Monday 19 February 2018

A timely reminder to stop and smell the roses

We're all going on a summer holiday. Whether that means a week in Bali or in Ballybunion, chances are you'll be spending a few bob on something light to read. And you could do worse than slipping The Rose Garden into your suitcase, between the sun oil and sarong (for the Bali brigade), or between the raincoat and runners (Ballybunion crowd). This is an all-weather novel.

Recently widowed Molly Hennessy is struggling with the loss of her husband, and with the haemorrhage of money required to hold on to the family home, a Georgian country house in Co Kilkenny. Her niece, Kim, has her own problems in Dublin. Suddenly ditched by her boyfriend, and still reeling from her recent unemployment, she is in freefall.
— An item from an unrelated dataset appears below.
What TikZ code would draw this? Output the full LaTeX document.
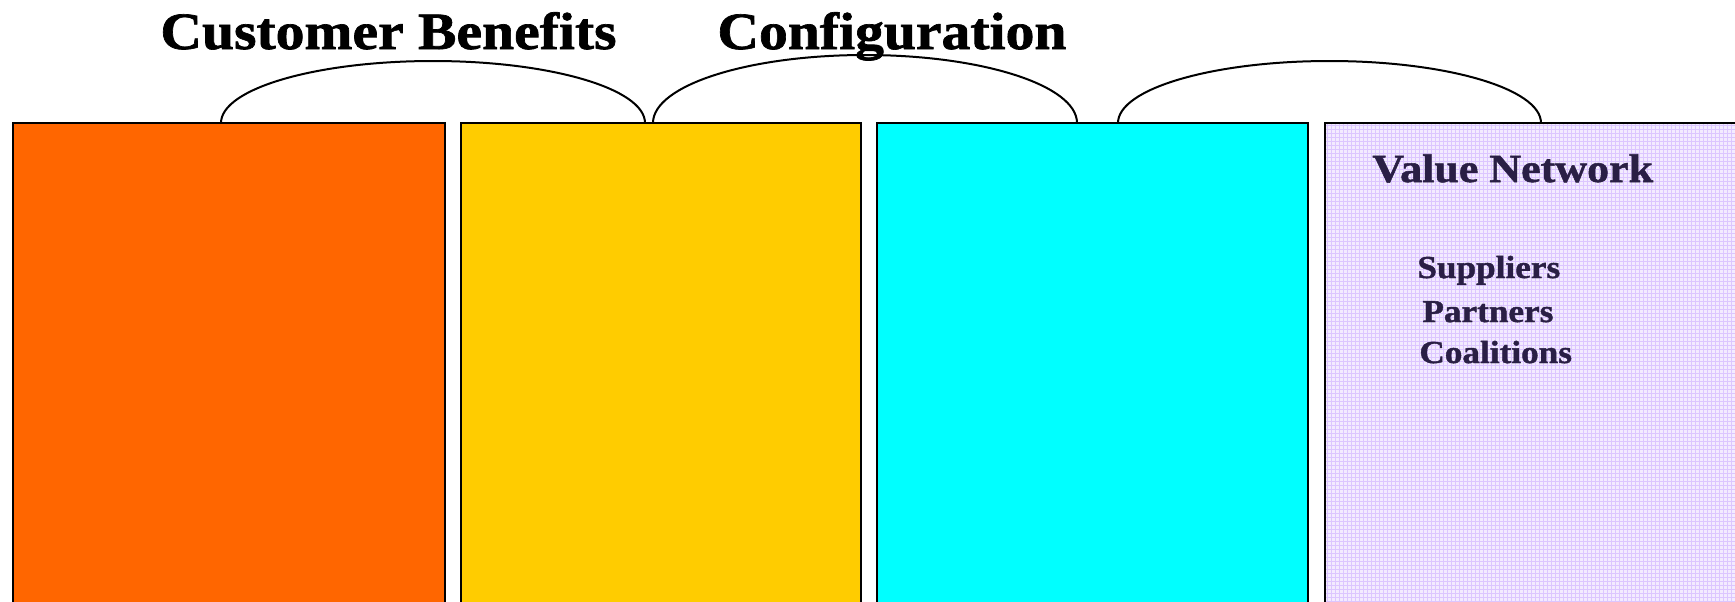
\documentclass[tikz,border=0pt]{standalone}
\usepackage{fontspec}
\newfontfamily\headfont{Liberation Serif}[FakeStretch=1.1, FakeBold=1.3]
\definecolor{panelorange}{HTML}{FF6600}
\definecolor{panelgold}{HTML}{FFCC00}
\definecolor{panelcyan}{HTML}{00FFFF}
\definecolor{panellilac}{HTML}{F3EBFF}
\definecolor{gridlilac}{HTML}{DCC6FF}
\definecolor{inkpurple}{HTML}{2A1F45}
\tikzset{
  panel/.style={draw=black, line width=1.1pt},
  link/.style={draw=black, line width=1pt},
  headline/.style={anchor=base west, inner sep=0pt, font=\headfont\bfseries\fontsize{26.2pt}{30pt}\selectfont},
  nettitle/.style={anchor=base west, inner sep=0pt, text=inkpurple, font=\headfont\bfseries\fontsize{20pt}{24pt}\selectfont},
  netitem/.style={anchor=base west, inner sep=0pt, text=inkpurple, font=\headfont\bfseries\fontsize{16pt}{19pt}\selectfont}
}
\begin{document}
\begin{tikzpicture}[x=0.5pt, y=-0.5pt]
\useasboundingbox (0,0) rectangle (1735,601);
\clip (0,0) rectangle (1735,601);
\fill[white] (0,0) rectangle (1735,601);

% four panels, running off the bottom edge
\path[panel, fill=panelorange] (13,123) rectangle (445,640);
\path[panel, fill=panelgold]   (461,123) rectangle (861,640);
\path[panel, fill=panelcyan]   (877,123) rectangle (1308,640);
\fill[panellilac] (1325,123) rectangle (1760,640);
\begin{scope}
  \clip (1325,123) rectangle (1760,640);
  \foreach \gx in {1327,1331,...,1760} {\draw[gridlilac, line width=0.35pt] (\gx,123) -- (\gx,640);}
  \foreach \gy in {125,129,...,640} {\draw[gridlilac, line width=0.3pt] (1325,\gy) -- (1760,\gy);}
\end{scope}
\path[panel] (1325,123) rectangle (1760,640);

% end points of the linking arcs on the panel tops
\coordinate (a1) at (221,123);
\coordinate (b1) at (645,123);
\coordinate (a2) at (653,123);
\coordinate (b2) at (1077,123);
\coordinate (a3) at (1118,123);
\coordinate (b3) at (1541,123);

\draw[link] (a1) arc[start angle=180, end angle=360, x radius=212, y radius=62];
\draw[link] (a2) arc[start angle=180, end angle=360, x radius=212, y radius=68];
\draw[link] (a3) arc[start angle=180, end angle=360, x radius=211.5, y radius=62];

% headings
\node[headline] (benefits) at (160,49) {Customer Benefits};
\node[headline] (config) at (717,49) {Configuration};

% value network panel text
\node[nettitle] (network) at (1372,182) {Value Network};
\node[netitem] (suppliers) at (1417,278) {Suppliers};
\node[netitem] (partners) at (1422,322) {Partners};
\node[netitem] (coalitions) at (1419,363) {Coalitions};
\end{tikzpicture}
\end{document}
Sans job, apartment and her latest flame, she flees the city for a stay with her Aunt Molly while she decides on her next move. The story weaves through the dual backdrop of town and country, Dublin and the fictional village of Kilfinn, with ease, as the main players and supporting cast grapple with change in post-boom Ireland.
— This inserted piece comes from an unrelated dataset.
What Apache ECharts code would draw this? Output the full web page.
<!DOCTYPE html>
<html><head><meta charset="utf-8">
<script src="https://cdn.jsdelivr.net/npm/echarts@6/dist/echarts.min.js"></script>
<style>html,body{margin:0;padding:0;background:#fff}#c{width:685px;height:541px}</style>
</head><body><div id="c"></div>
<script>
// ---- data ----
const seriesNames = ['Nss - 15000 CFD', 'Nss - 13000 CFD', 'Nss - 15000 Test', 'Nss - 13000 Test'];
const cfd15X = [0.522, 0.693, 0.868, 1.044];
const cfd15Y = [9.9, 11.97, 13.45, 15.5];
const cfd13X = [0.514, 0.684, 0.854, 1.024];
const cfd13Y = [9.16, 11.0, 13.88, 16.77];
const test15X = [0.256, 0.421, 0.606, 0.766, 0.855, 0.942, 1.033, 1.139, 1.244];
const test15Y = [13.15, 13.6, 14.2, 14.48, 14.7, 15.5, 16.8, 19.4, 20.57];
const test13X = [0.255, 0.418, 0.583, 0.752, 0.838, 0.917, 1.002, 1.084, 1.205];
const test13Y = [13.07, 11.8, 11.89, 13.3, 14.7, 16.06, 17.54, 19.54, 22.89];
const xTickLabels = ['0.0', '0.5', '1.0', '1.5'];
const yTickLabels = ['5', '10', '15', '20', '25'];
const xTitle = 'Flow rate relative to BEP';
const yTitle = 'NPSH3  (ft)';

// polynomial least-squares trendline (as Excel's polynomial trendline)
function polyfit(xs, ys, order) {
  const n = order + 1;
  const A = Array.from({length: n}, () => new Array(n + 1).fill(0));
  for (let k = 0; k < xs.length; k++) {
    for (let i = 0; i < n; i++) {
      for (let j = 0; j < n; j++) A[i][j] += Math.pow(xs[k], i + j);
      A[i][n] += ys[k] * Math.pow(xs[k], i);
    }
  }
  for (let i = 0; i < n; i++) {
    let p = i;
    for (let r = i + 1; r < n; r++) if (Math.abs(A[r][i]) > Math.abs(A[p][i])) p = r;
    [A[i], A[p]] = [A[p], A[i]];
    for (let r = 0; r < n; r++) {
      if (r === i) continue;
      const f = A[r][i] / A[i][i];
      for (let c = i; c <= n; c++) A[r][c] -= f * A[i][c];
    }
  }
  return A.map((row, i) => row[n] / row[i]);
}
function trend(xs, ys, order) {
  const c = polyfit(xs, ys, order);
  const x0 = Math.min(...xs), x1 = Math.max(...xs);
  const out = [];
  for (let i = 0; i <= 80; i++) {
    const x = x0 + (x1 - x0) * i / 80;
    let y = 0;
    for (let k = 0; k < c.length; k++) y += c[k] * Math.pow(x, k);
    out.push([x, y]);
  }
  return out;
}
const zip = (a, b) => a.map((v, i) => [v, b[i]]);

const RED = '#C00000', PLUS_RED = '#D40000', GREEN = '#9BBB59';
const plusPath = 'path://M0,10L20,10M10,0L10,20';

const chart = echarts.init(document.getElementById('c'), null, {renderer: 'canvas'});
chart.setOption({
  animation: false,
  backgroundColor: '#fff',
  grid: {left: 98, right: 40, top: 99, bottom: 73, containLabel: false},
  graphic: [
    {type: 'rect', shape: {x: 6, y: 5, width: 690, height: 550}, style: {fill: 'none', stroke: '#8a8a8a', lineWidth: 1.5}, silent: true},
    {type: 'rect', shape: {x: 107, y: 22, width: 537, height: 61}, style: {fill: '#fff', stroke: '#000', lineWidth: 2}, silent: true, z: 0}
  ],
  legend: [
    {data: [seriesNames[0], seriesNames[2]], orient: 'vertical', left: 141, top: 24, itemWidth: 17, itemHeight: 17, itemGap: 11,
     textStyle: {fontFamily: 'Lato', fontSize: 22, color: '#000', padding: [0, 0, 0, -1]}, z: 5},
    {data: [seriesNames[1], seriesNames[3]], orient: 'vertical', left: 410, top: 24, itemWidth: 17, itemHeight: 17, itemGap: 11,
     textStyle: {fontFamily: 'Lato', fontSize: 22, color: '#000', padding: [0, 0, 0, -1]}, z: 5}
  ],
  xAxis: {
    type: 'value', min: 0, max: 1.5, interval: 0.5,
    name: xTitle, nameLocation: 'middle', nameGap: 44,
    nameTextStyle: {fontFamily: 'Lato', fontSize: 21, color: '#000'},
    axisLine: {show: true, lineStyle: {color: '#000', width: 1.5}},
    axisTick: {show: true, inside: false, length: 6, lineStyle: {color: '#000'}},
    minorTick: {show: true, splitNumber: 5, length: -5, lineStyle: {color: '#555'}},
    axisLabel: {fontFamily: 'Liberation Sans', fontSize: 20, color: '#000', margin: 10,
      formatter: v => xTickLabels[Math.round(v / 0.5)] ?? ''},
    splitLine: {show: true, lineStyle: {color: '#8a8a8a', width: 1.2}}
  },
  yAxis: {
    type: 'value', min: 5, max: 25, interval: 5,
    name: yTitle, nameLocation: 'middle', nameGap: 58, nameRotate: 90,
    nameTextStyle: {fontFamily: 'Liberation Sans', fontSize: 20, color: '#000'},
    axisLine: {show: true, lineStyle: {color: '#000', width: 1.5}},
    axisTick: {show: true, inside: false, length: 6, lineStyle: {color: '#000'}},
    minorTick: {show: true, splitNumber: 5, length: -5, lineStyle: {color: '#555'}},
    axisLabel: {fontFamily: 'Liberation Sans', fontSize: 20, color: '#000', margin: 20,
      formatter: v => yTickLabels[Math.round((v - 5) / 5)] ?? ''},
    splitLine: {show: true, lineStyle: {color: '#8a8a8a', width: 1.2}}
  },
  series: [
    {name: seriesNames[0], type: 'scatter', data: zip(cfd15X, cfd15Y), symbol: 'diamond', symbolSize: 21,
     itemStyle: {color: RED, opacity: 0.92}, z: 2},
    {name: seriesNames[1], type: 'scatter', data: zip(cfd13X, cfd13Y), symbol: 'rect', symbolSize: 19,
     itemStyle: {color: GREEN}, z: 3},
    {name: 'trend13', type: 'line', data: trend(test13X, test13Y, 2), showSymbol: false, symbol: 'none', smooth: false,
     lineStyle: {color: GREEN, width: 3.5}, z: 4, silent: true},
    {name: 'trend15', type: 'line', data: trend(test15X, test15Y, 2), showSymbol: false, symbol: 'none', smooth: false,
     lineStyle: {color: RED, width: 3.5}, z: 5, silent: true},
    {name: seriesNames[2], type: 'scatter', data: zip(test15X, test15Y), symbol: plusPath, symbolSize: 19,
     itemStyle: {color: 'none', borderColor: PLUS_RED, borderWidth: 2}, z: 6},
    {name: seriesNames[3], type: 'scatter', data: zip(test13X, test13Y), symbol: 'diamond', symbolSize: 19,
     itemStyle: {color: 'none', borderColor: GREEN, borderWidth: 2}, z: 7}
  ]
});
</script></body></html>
But the more things change, the more they stay the same. . . in the rose garden, at any rate. Molly immerses herself in her garden to forget her worries, and uncovers a straggling walled garden on the property, which her dead husband had used as a dump. Some very old rose specimens are still alive. Barely. Molly has a project.

Meanwhile, her niece Kim begins to blossom again in the country air, far from the madding crowd in Dublin. Think shades of Town Mouse, Country Mouse, strewn with plenty of allusions to designer-label vintage clothes, alongside designer-label vintage roses.
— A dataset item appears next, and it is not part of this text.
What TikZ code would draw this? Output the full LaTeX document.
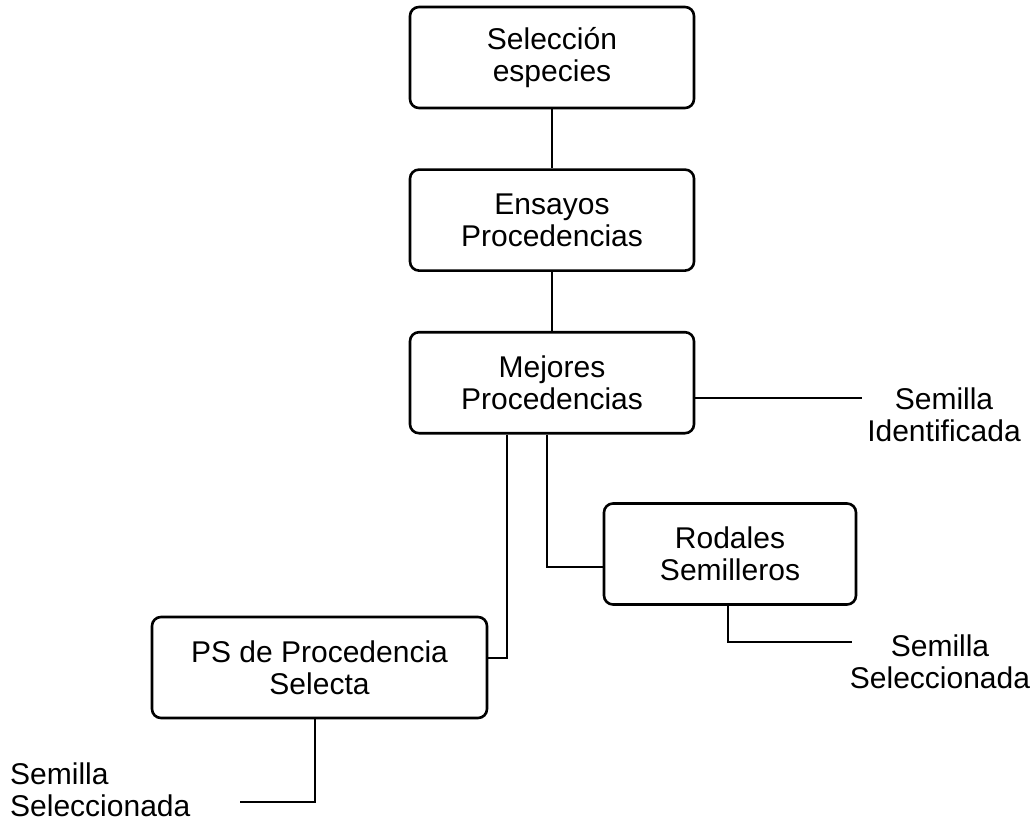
\documentclass[tikz,border=0pt]{standalone}
\usepackage{fontspec}
\setmainfont{Liberation Sans}
\usetikzlibrary{positioning}

\tikzset{
  caja/.style={draw, line width=2.6pt, rounded corners=9pt, align=center,
    font=\fontsize{30}{32}\selectfont, inner sep=0pt, minimum height=101pt},
  rotulo/.style={align=center, font=\fontsize{30}{32}\selectfont, inner sep=0pt},
  enlace/.style={line width=2.2pt}
}

\begin{document}
\begin{tikzpicture}[x=1pt,y=-1pt]
\useasboundingbox (0,0) rectangle (1035,824);
% cadena central
\node[caja, minimum width=284pt] (seleccion) at (552,57.5) {Selección\\especies};
\node[caja, minimum width=284pt, below=59pt of seleccion] (ensayos) {Ensayos\\Procedencias};
\node[caja, minimum width=284pt, below=59pt of ensayos] (mejores) {Mejores\\Procedencias};
\node[caja, minimum width=252pt] (rodales) at (730,554) {Rodales\\Semilleros};
\node[caja, minimum width=335pt] (psselecta) at (319.5,667.5) {PS de Procedencia\\Selecta};
% rotulos de semilla
\node[rotulo] (semident) at (944,415) {Semilla\\Identificada};
\node[rotulo] (semselR) at (940,662) {Semilla\\Seleccionada};
\node[rotulo, anchor=west, align=left] (semselL) at (10,790) {Semilla\\Seleccionada};
% puntos de quiebre
\coordinate (finident) at (862,398);
\coordinate (codoR) at (547,567);
\coordinate (codoL) at (507,658);
\coordinate (codoRod) at (728,642);
\coordinate (finRod) at (852,642);
\coordinate (codoPS) at (315,802);
\coordinate (finPS) at (240,802);
\draw[enlace] (seleccion) -- (ensayos);
\draw[enlace] (ensayos) -- (mejores);
\draw[enlace] (mejores.east |- finident) -- (finident);
\draw[enlace] (codoR |- mejores.south) -- (codoR) -- (codoR -| rodales.west);
\draw[enlace] (codoL |- mejores.south) -- (codoL) -- (codoL -| psselecta.east);
\draw[enlace] (codoRod |- rodales.south) -- (codoRod) -- (finRod);
\draw[enlace] (codoPS |- psselecta.south) -- (codoPS) -- (finPS);
\end{tikzpicture}
\end{document}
The Rose Garden is plain vanilla chicklit, start to finish, for which it makes no apologies and takes no prisoners – it does exactly what it says on the tin. But unlike many chicklit tomes, it has an appeal for older chicks as well as for the 20-somethings. That's quite a breach to straddle, but Marita Conlon-McKenna has managed it. It's a light, appealing summer read and a gentle reminder for readers young and not-so-young, to stop and smell the roses. It's summer, after all.